Which lines hold the word "with"? Copy each one.

--- START OF ENTRIES ---

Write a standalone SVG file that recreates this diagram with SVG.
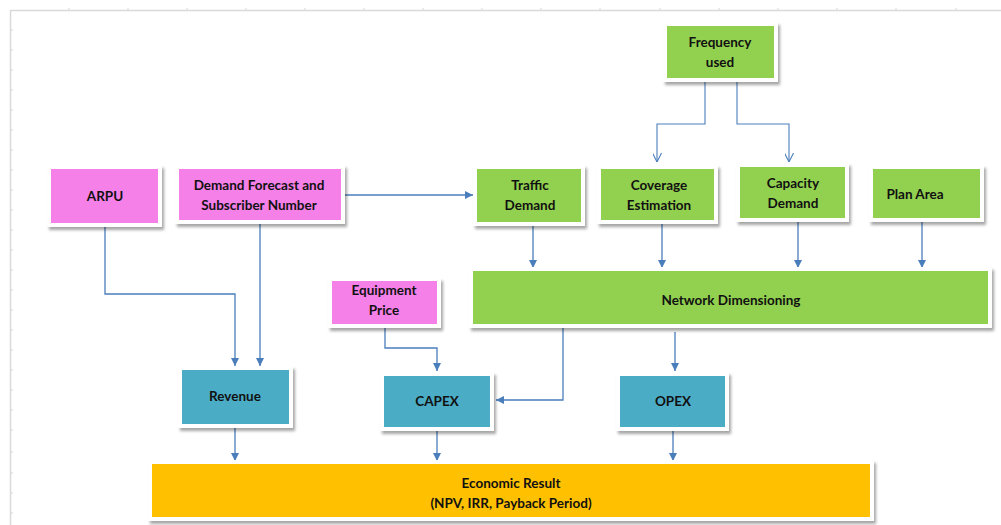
<svg xmlns="http://www.w3.org/2000/svg" width="1001" height="525" viewBox="0 0 1001 525">
  <style>
    .card { fill: #ffffff; filter: url(#shadow); }
    .green { fill: #92d050; }
    .pink { fill: #f580e8; }
    .teal { fill: #4bacc6; }
    .gold { fill: #ffc000; }
    .label { font-family: Lato, "Open Sans", "Liberation Sans", sans-serif; font-weight: bold; font-size: 13.5px; fill: #111111; text-anchor: middle; }
    .wire { fill: none; stroke: #4a7ebb; stroke-width: 1.3; marker-end: url(#tri); }
    .wire-open { fill: none; stroke: #4a7ebb; stroke-width: 1.1; marker-end: url(#vee); }
    .frame { stroke: #d9d9d9; stroke-width: 1.5; fill: none; }
    .tick { stroke: #d9d9d9; stroke-width: 1; }
  </style>
  <defs>
    <filter id="shadow" x="-10%" y="-20%" width="130%" height="150%">
      <feDropShadow dx="2" dy="3" stdDeviation="1.6" flood-color="#000000" flood-opacity="0.35"/>
    </filter>
    <marker id="tri" viewBox="0 0 10 10" refX="10" refY="5" markerWidth="8" markerHeight="8" markerUnits="userSpaceOnUse" orient="auto">
      <path d="M0,0 L10,5 L0,10 z" fill="#4a7ebb"/>
    </marker>
    <marker id="vee" viewBox="0 0 10 10" refX="10" refY="5" markerWidth="9" markerHeight="9" markerUnits="userSpaceOnUse" orient="auto">
      <path d="M0,0 L10,5 L0,10" fill="none" stroke="#4a7ebb" stroke-width="1.2"/>
    </marker>
  </defs>

  <rect width="1001" height="525" fill="#ffffff"/>

  <!-- sheet frame with gridline ticks -->
  <g id="frame">
    <path class="frame" d="M10.5,525 V10.5 H1001"/>
    <path class="tick" d="M69,8 V10 M128,8 V10 M187,8 V10 M246,8 V10 M305,8 V10 M364,8 V10 M423,8 V10 M482,8 V10 M541,8 V10 M600,8 V10 M660,8 V10 M719,8 V10 M778,8 V10 M837,8 V10 M896,8 V10 M956,8 V10"/>
    <path class="tick" d="M11,30 H13 M11,50 H13 M11,70 H13 M11,90 H13 M11,110 H13 M11,130 H13 M11,150 H13 M11,170 H13 M11,190 H13 M11,210 H13 M11,230 H13 M11,250 H13 M11,270 H13 M11,290 H13 M11,310 H13 M11,330 H13 M11,350 H13 M11,370 H13 M11,390 H13 M11,410 H13 M11,430 H13 M11,452 H13 M11,473 H13 M11,493 H13 M11,513 H13"/>
  </g>

  <!-- connectors -->
  <g id="connectors">
    <path class="wire" d="M105,227 V294 H235 V366"/>
    <path class="wire" d="M260,224 V366"/>
    <path class="wire" d="M345,195 H473"/>
    <path class="wire-open" d="M705,82 V124 H657 V162"/>
    <path class="wire-open" d="M737,82 V124 H789 V162"/>
    <path class="wire" d="M533,226 V268"/>
    <path class="wire" d="M662,224 V268"/>
    <path class="wire" d="M798,222 V268"/>
    <path class="wire" d="M922,222 V268"/>
    <path class="wire" d="M385,328 V348 H437 V371"/>
    <path class="wire" d="M563,328 V400 H496"/>
    <path class="wire" d="M675,332 V371"/>
    <path class="wire" d="M235,428 V461"/>
    <path class="wire" d="M437,431 V461"/>
    <path class="wire" d="M673,431 V461"/>
  </g>

  <g id="frequency-used">
    <rect class="card" x="663" y="22" width="115" height="60"/>
    <rect class="green" x="667" y="26" width="107" height="52"/>
    <text class="label" x="720" y="47">Frequency</text>
    <text class="label" x="720" y="67">used</text>
  </g>

  <g id="arpu">
    <rect class="card" x="47" y="165" width="115" height="62"/>
    <rect class="pink" x="51" y="169" width="107" height="54"/>
    <text class="label" x="105" y="201">ARPU</text>
  </g>

  <g id="demand-forecast">
    <rect class="card" x="175" y="165" width="170" height="59"/>
    <rect class="pink" x="179" y="169" width="162" height="51"/>
    <text class="label" x="259" y="190">Demand Forecast and</text>
    <text class="label" x="259" y="210">Subscriber Number</text>
  </g>

  <g id="traffic-demand">
    <rect class="card" x="473" y="165" width="112" height="61"/>
    <rect class="green" x="477" y="169" width="104" height="53"/>
    <text class="label" x="530" y="190">Traffic</text>
    <text class="label" x="530" y="210">Demand</text>
  </g>

  <g id="coverage-estimation">
    <rect class="card" x="597" y="165" width="121" height="59"/>
    <rect class="green" x="601" y="169" width="113" height="51"/>
    <text class="label" x="659" y="190">Coverage</text>
    <text class="label" x="659" y="210">Estimation</text>
  </g>

  <g id="capacity-demand">
    <rect class="card" x="736" y="163" width="113" height="59"/>
    <rect class="green" x="740" y="167" width="105" height="51"/>
    <text class="label" x="793" y="188">Capacity</text>
    <text class="label" x="793" y="208">Demand</text>
  </g>

  <g id="plan-area">
    <rect class="card" x="869" y="165" width="115" height="57"/>
    <rect class="green" x="873" y="169" width="107" height="49"/>
    <text class="label" x="915" y="199">Plan Area</text>
  </g>

  <g id="network-dimensioning">
    <rect class="card" x="469" y="267" width="523" height="61"/>
    <rect class="green" x="473" y="271" width="515" height="53"/>
    <text class="label" x="731" y="305">Network  Dimensioning</text>
  </g>

  <g id="equipment-price">
    <rect class="card" x="328" y="278" width="113" height="50"/>
    <rect class="pink" x="332" y="281" width="105" height="43"/>
    <text class="label" x="384" y="295">Equipment</text>
    <text class="label" x="384" y="315">Price</text>
  </g>

  <g id="revenue">
    <rect class="card" x="178" y="366" width="115" height="62"/>
    <rect class="teal" x="182" y="370" width="107" height="54"/>
    <text class="label" x="235" y="401">Revenue</text>
  </g>

  <g id="capex">
    <rect class="card" x="380" y="372" width="114" height="59"/>
    <rect class="teal" x="384" y="376" width="106" height="51"/>
    <text class="label" x="437" y="406">CAPEX</text>
  </g>

  <g id="opex">
    <rect class="card" x="616" y="372" width="113" height="59"/>
    <rect class="teal" x="620" y="376" width="105" height="51"/>
    <text class="label" x="673" y="406">OPEX</text>
  </g>

  <g id="economic-result">
    <rect class="card" x="148" y="460" width="726" height="61"/>
    <rect class="gold" x="152" y="464" width="718" height="53"/>
    <text class="label" x="511" y="488">Economic Result</text>
    <text class="label" x="511" y="508">(NPV, IRR, Payback Period)</text>
  </g>
</svg>
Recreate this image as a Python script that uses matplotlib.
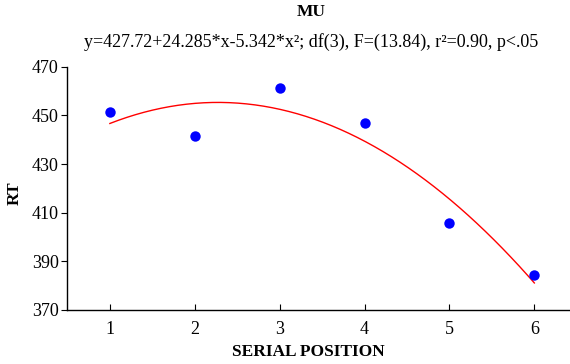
import numpy as np
import matplotlib
matplotlib.use("Agg")
import matplotlib.pyplot as plt

plt.rcParams['font.family'] = ['Liberation Serif', 'DejaVu Serif']

positions = [1, 2, 3, 4, 5, 6]
rt = [451.5, 441.7, 461.2, 446.8, 405.6, 384.2]
coef = [427.72, 24.285, -5.342]
yticks = [370, 390, 410, 430, 450, 470]
xticks = [1, 2, 3, 4, 5, 6]

fig = plt.figure(figsize=(5.7, 3.64), dpi=100)
ax = fig.add_axes([67/570, 1-310/364, (570-67)/570, (310-66.7)/364])

xs = np.linspace(1, 6, 200)
ax.plot(xs, coef[0] + coef[1]*xs + coef[2]*xs**2, color='red', lw=1.0)
ax.plot(positions, rt, 'o', color='blue', markersize=7.5, markeredgewidth=0)

ax.set_xlim(0.495, 6.42)
ax.set_ylim(370, 470)
ax.set_xticks(xticks)
ax.set_yticks(yticks)
ax.spines['top'].set_visible(False)
ax.spines['right'].set_visible(False)
for s in ['left', 'bottom']:
    ax.spines[s].set_linewidth(1.0)
ax.tick_params(axis='x', direction='in', length=4, labelsize=13, pad=8)
ax.tick_params(axis='y', direction='out', length=4, labelsize=13, pad=2)

ax.set_xlabel('SERIAL POSITION', fontsize=12.5, fontweight='bold')
ax.xaxis.set_label_coords((308-67)/(570-67), -(352-310)/(310-66.7), transform=ax.transAxes)
ax.xaxis.label.set_va('center')
ax.set_ylabel('RT', fontsize=12.5, fontweight='bold')
ax.yaxis.set_label_coords(-(67-15)/(570-67), (310-193)/(310-66.7), transform=ax.transAxes)
ax.yaxis.label.set_va('center')

fig.text(311/570, 1-12/364, 'MU', ha='center', va='center', fontsize=12.5, fontweight='bold')
fig.text(311/570, 1-42/364, 'y=427.72+24.285*x-5.342*x²; df(3), F=(13.84), r²=0.90, p<.05',
         ha='center', va='center', fontsize=13)

fig.savefig('out.png', dpi=100)
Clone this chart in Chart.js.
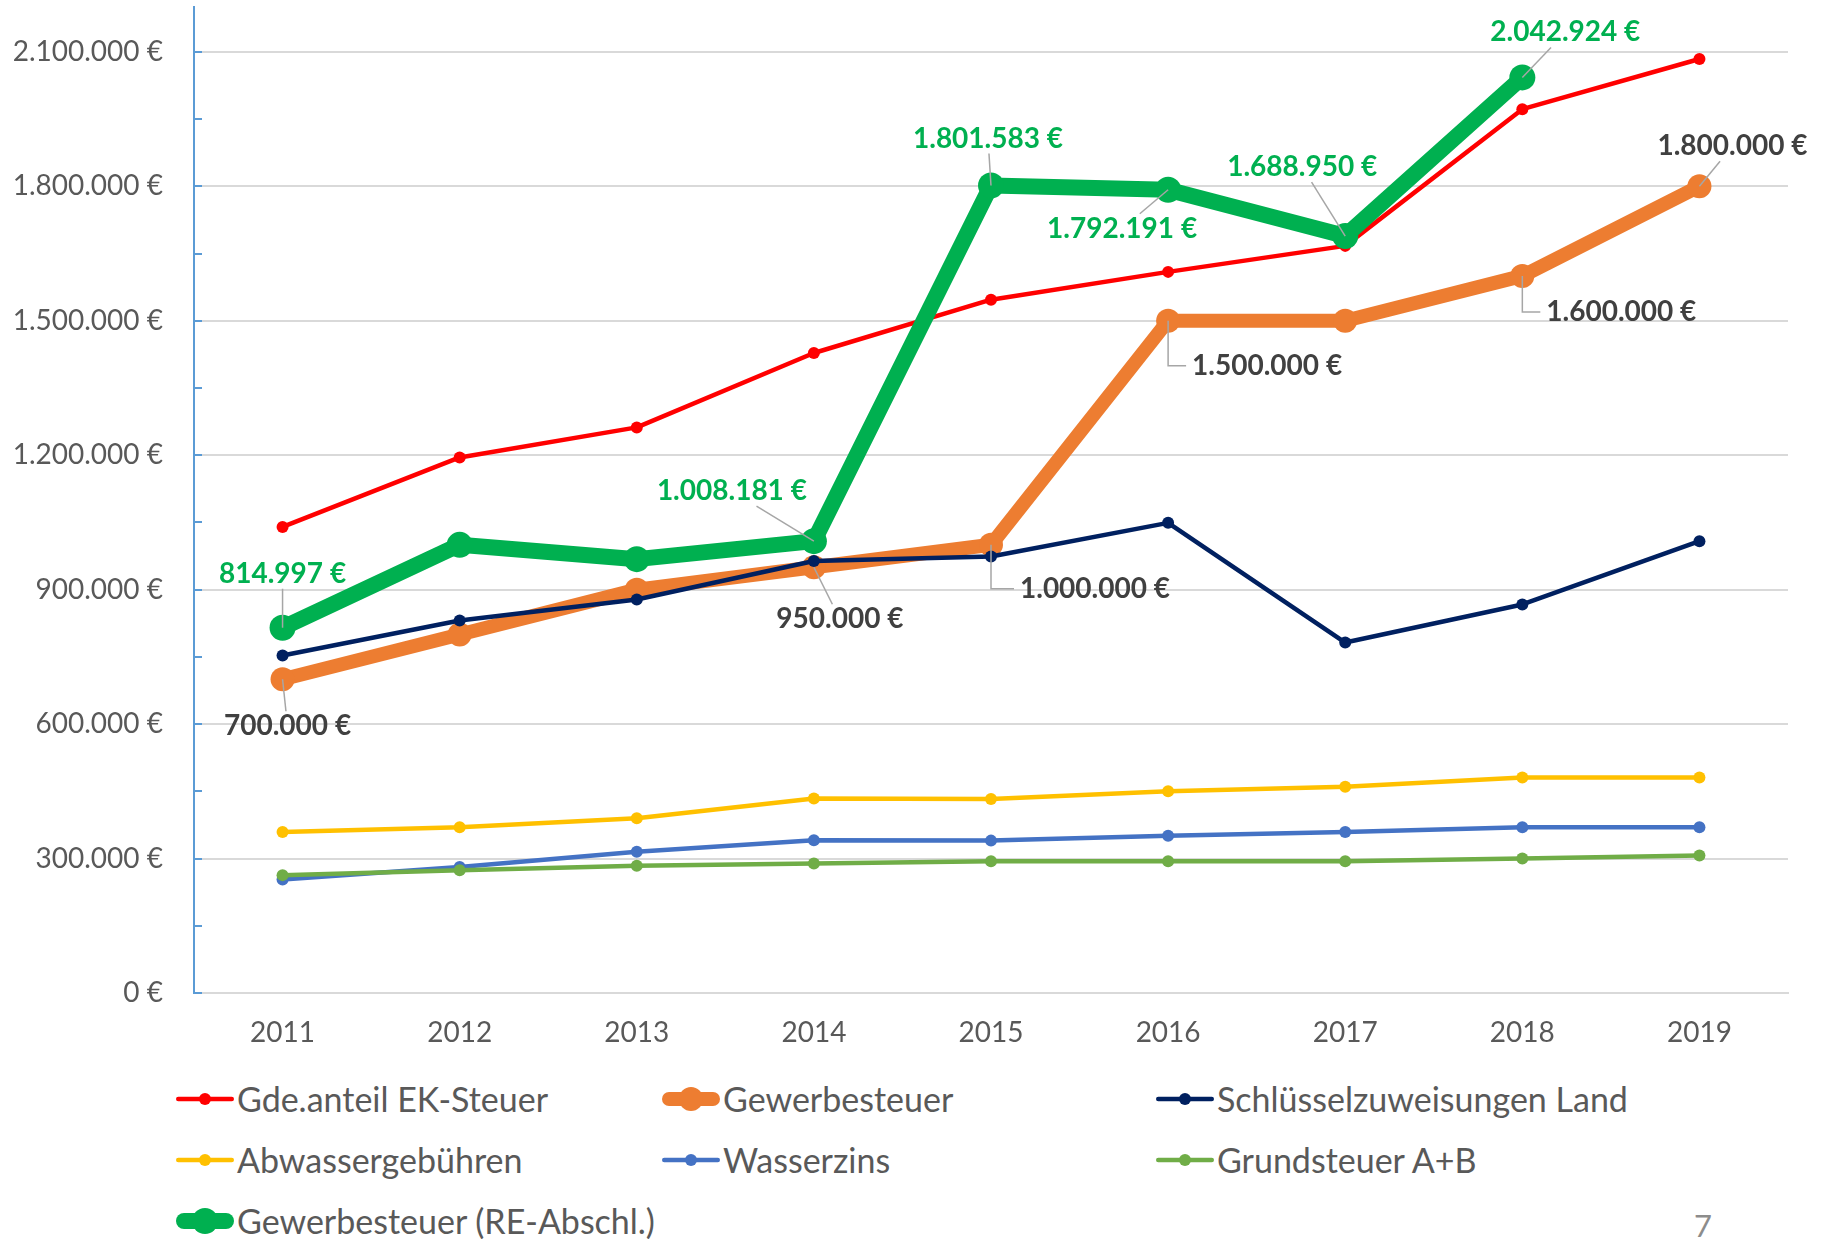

--- END OF ENTRIES ---

■ WRITTEN SOLUTION ■
Write a standalone SVG file that recreates this diagram with SVG.
  <!-- sheet frame with gridline ticks -->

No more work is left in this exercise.